March 22nd, 2021 at 6:07 pm
David, You are quite right, of course, and I am sorry my reply is so much shorter than what you have reminded me of. Comedy always was a part of so so many detective movies in the 30s. You have named them all. I think, though, there there is some mark above which BDSP crossed that makes it so over the top for me. I used the word “silly” and I think it’s a good one to describe it. It is a lot of fun to watch, but it really did take me by surprise to find that it more a comedy than the mystery-adventure movies I somehow remembered of the earlier ones in the series.
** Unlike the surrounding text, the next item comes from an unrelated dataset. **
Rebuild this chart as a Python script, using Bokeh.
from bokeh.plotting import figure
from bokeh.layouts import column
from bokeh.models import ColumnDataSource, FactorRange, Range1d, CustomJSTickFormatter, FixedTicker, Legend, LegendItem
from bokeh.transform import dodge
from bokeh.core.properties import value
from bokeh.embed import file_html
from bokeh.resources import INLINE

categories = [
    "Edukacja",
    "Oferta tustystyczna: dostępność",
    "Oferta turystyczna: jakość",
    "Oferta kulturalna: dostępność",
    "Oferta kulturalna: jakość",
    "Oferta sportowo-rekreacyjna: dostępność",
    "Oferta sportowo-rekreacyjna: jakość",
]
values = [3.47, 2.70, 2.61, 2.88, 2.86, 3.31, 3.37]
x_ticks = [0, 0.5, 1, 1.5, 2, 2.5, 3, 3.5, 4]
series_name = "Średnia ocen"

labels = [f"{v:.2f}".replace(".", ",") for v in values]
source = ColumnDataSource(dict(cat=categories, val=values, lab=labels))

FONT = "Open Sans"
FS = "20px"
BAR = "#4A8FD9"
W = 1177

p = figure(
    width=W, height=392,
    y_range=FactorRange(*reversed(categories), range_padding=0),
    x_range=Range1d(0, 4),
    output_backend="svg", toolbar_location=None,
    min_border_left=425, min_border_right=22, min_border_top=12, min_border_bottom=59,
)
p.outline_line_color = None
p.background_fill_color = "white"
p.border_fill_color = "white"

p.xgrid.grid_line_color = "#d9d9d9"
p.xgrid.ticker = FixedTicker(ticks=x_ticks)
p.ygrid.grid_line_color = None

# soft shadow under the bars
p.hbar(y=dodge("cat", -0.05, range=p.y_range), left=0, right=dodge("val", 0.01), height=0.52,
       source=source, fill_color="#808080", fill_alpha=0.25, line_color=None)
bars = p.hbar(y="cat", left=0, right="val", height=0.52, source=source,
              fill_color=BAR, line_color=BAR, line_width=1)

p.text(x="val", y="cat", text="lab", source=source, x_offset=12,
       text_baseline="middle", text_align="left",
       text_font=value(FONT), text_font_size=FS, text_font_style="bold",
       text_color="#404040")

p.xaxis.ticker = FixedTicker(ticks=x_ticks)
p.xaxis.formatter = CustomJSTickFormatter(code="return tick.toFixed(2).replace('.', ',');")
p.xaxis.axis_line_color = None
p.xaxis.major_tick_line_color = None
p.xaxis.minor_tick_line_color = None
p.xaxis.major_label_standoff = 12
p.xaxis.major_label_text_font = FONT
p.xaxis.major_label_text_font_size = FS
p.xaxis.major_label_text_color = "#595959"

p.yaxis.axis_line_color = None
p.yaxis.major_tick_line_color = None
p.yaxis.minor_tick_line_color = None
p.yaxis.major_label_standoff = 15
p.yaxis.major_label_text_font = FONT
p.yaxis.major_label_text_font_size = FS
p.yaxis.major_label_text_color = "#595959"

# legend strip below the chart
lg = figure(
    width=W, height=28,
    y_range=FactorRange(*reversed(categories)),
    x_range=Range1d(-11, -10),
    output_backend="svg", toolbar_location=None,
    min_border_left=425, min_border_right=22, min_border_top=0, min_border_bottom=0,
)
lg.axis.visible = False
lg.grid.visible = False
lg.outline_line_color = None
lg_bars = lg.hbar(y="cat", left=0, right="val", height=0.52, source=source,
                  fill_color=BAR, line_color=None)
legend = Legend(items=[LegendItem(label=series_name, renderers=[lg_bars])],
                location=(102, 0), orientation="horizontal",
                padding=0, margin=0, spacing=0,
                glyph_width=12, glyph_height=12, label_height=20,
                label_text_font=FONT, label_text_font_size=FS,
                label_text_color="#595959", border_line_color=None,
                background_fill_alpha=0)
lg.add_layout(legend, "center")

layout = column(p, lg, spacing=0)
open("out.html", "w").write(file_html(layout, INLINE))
March 25th, 2021 at 7:02 pm
I forget where I came across this (maybe Robert Graves’ ‘The Long Weekend’) but I learned somewhere that Britain in the 1930s and the 1950s were both pinnacles in fields like literary criticism, publishing, newspapers, and editing. It apparently stemmed from English upperclassmen (officers) making it through each war better than ordinary ‘tommies’, and –being extremely well-read, and also at-a-loss for a genteel occupation –went into journalism. Specifically, literary reviewing. Both post-war periods are renowned for the erudition found in the everyday literary sections of popular newspapers.